Acute kidney injury with partial Fanconi syndrome in a patie
Leptospirosis is an underdiagnosed bacterial infection with nonspecific symptoms, hence, a diagnostic challenge. Identifying a case of leptospirosis in Switzerland is uncommon. Although kidney complications are frequent in severe forms, including tubular dysfunction, observing this complication is rare in our country. Authors report the case of a patient with leptospirosis and kidney dysfunction, which was notable for proximal tubulopathy. This case report describes the diagnosis and management of this patient’s tubular dysfunction.

A 34-year-old Caucasian male known for alcohol and drug abuse presented to emergency department suffering from severe pain in the lower limbs, jaundice, and fever with flu-like symptoms. Physical examination was not contributory. Blood tests showed cytopenia, elevated inflammatory markers, acute kidney injury, and altered liver function tests with predominant cholestasis. Urinalysis showed proteinuria and significant glycosuria without concomitant hyperglycemia.

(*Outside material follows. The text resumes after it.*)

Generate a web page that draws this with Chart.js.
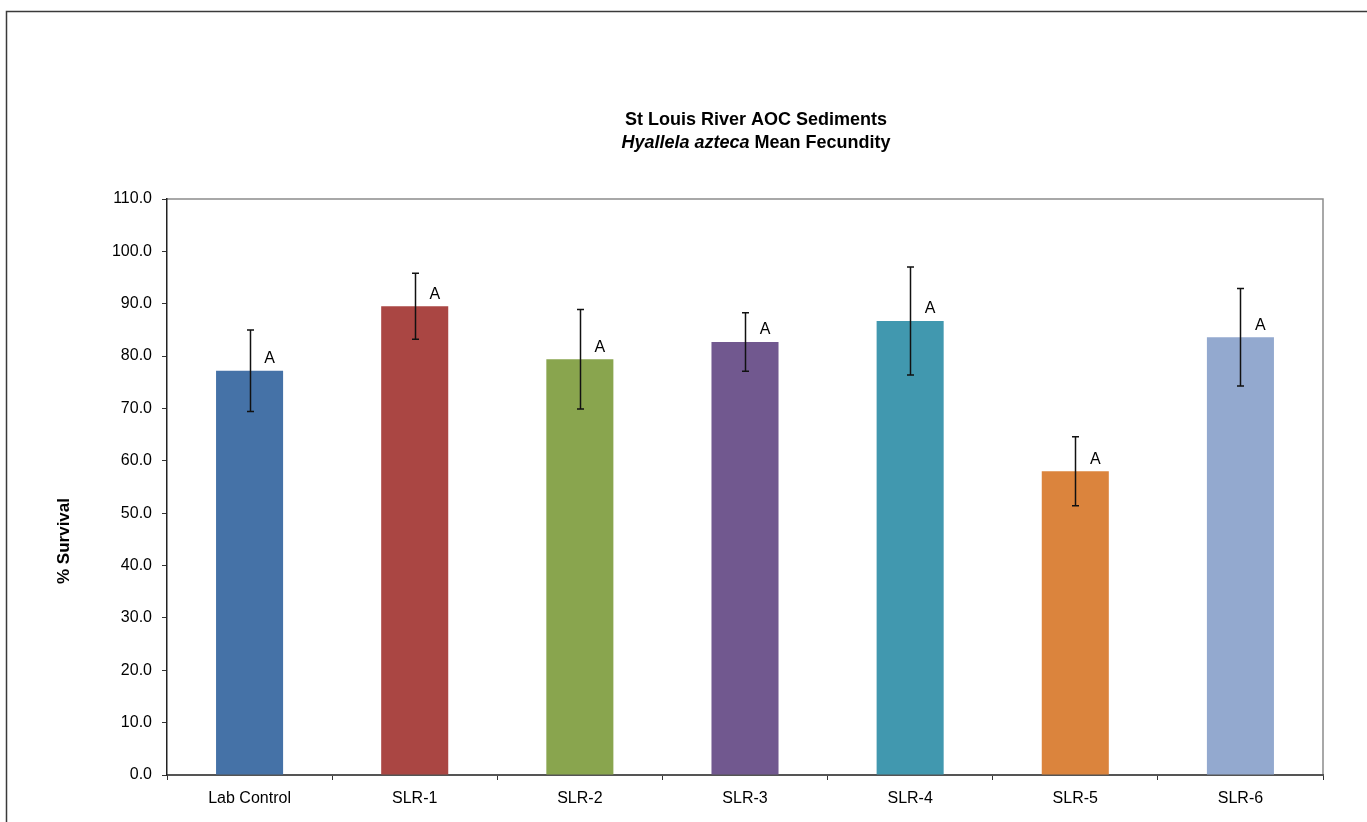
<!DOCTYPE html>
<html>
<head>
<meta charset="utf-8">
<title>St Louis River AOC Sediments</title>
<script src="https://cdn.jsdelivr.net/npm/chart.js@4"></script>
<style>
  html, body { margin: 0; padding: 0; background: #fff; }
  #wrap { width: 1367px; height: 822px; }
</style>
</head>
<body>
<div id="wrap"><canvas id="survivalChart" width="1367" height="822"></canvas></div>
<script>
// sites and mean values
var sites = ["Lab Control", "SLR-1", "SLR-2", "SLR-3", "SLR-4", "SLR-5", "SLR-6"];
var meanValues = [77.2, 89.5, 79.4, 82.7, 86.7, 58.0, 83.6];
var errorValues = [7.8, 6.3, 9.5, 5.6, 10.3, 6.6, 9.3];
var groupLetters = ["A", "A", "A", "A", "A", "A", "A"];
var barColors = ["#4572A7", "#AA4643", "#89A54E", "#71588F", "#4198AF", "#DB843D", "#93A9CF"];
var yTicks = [0, 10, 20, 30, 40, 50, 60, 70, 80, 90, 100, 110];

var FONT = "Arial, 'Liberation Sans', sans-serif";

// outer frame, top/right plot border, title and y title
var decorations = {
  id: "decorations",
  beforeDraw: function (chart) {
    var ctx = chart.ctx;
    var area = chart.chartArea;
    ctx.save();
    ctx.strokeStyle = "#3a3a3a";
    ctx.lineWidth = 1.5;
    ctx.strokeRect(6.5, 11.5, 1400, 900);

    ctx.strokeStyle = "#8c8c8c";
    ctx.lineWidth = 1.5;
    ctx.beginPath();
    ctx.moveTo(area.left, area.top);
    ctx.lineTo(area.right, area.top);
    ctx.lineTo(area.right, area.bottom);
    ctx.stroke();
    ctx.restore();
  },
  afterDraw: function (chart) {
    var ctx = chart.ctx;
    var area = chart.chartArea;
    var cx = (area.left + area.right) / 2 + 11;
    ctx.save();
    ctx.fillStyle = "#000";
    ctx.textBaseline = "middle";
    ctx.textAlign = "center";
    ctx.font = "bold 18px " + FONT;
    ctx.fillText("St Louis River AOC Sediments", cx, 120);

    // second line mixes italic species name with plain bold
    var part1 = "Hyallela azteca";
    var part2 = " Mean Fecundity";
    ctx.font = "italic bold 18px " + FONT;
    var w1 = ctx.measureText(part1).width;
    ctx.font = "bold 18px " + FONT;
    var w2 = ctx.measureText(part2).width;
    var x0 = cx - (w1 + w2) / 2;
    ctx.textAlign = "left";
    ctx.font = "italic bold 18px " + FONT;
    ctx.fillText(part1, x0, 143);
    ctx.font = "bold 18px " + FONT;
    ctx.fillText(part2, x0 + w1, 143);

    // y axis title, sits a little below the axis middle
    ctx.translate(64, (area.top + area.bottom) / 2 + 54);
    ctx.rotate(-Math.PI / 2);
    ctx.textAlign = "center";
    ctx.font = "bold 17px " + FONT;
    ctx.fillText("% Survival", 0, 0);
    ctx.restore();
  }
};

// error bars and letter labels drawn on top of each bar
var errorBars = {
  id: "errorBars",
  afterDatasetsDraw: function (chart) {
    var ctx = chart.ctx;
    var yScale = chart.scales.y;
    var meta = chart.getDatasetMeta(0);
    ctx.save();
    meta.data.forEach(function (bar, i) {
      var x = Math.round(bar.x) + 0.5;
      var yHi = yScale.getPixelForValue(meanValues[i] + errorValues[i]);
      var yLo = yScale.getPixelForValue(meanValues[i] - errorValues[i]);
      ctx.strokeStyle = "#111";
      ctx.lineWidth = 1.5;
      ctx.beginPath();
      ctx.moveTo(x, yHi);
      ctx.lineTo(x, yLo);
      ctx.moveTo(x - 3.5, yHi);
      ctx.lineTo(x + 3.5, yHi);
      ctx.moveTo(x - 3.5, yLo);
      ctx.lineTo(x + 3.5, yLo);
      ctx.stroke();

      ctx.fillStyle = "#000";
      ctx.font = "16px " + FONT;
      ctx.textAlign = "center";
      ctx.textBaseline = "bottom";
      ctx.fillText(groupLetters[i], bar.x + 20, bar.y - 4);
    });
    ctx.restore();
  }
};

var ctx = document.getElementById("survivalChart").getContext("2d");
new Chart(ctx, {
  type: "bar",
  data: {
    labels: sites,
    datasets: [{
      data: meanValues,
      backgroundColor: barColors,
      borderWidth: 0,
      categoryPercentage: 1.0,
      barPercentage: 0.406
    }]
  },
  options: {
    responsive: false,
    animation: false,
    layout: { padding: { left: 87, top: 199, right: 44, bottom: 12 } },
    plugins: {
      legend: { display: false },
      tooltip: { enabled: false },
      title: { display: false }
    },
    scales: {
      x: {
        afterFit: function (scale) { scale.height = 35; },
        grid: {
          offset: true,
          drawOnChartArea: false,
          drawTicks: true,
          tickLength: 5,
          color: "#333",
          lineWidth: 1
        },
        border: { color: "#555", width: 2 },
        ticks: {
          color: "#000",
          font: { family: FONT, size: 16 },
          padding: 9
        }
      },
      y: {
        min: 0,
        max: 110,
        afterFit: function (scale) { scale.width = 80; },
        afterBuildTicks: function (scale) {
          scale.ticks = yTicks.map(function (v) { return { value: v }; });
        },
        grid: {
          drawOnChartArea: false,
          drawTicks: true,
          tickLength: 5,
          color: "#333",
          lineWidth: 1
        },
        border: { color: "#222", width: 1.5 },
        ticks: {
          color: "#000",
          font: { family: FONT, size: 16 },
          padding: 10,
          callback: function (v) { return Number(v).toFixed(1); }
        }
      }
    }
  },
  plugins: [decorations, errorBars]
});
</script>
</body>
</html>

Leptospirosis was suspected and confirmed by both positive serum polymerase chain reaction and elevated immunoglobulin M for Leptospira interrogans. The patient was treated with intravenous amoxicillin–clavulanate and doxycycline for 7 days. After antibiotic treatment, symptoms disappeared, and kidney dysfunction completely resolved.

This case focuses on the description of leptospirosis-related acute kidney injury with proximal tubular dysfunction, which is a rare finding in Switzerland.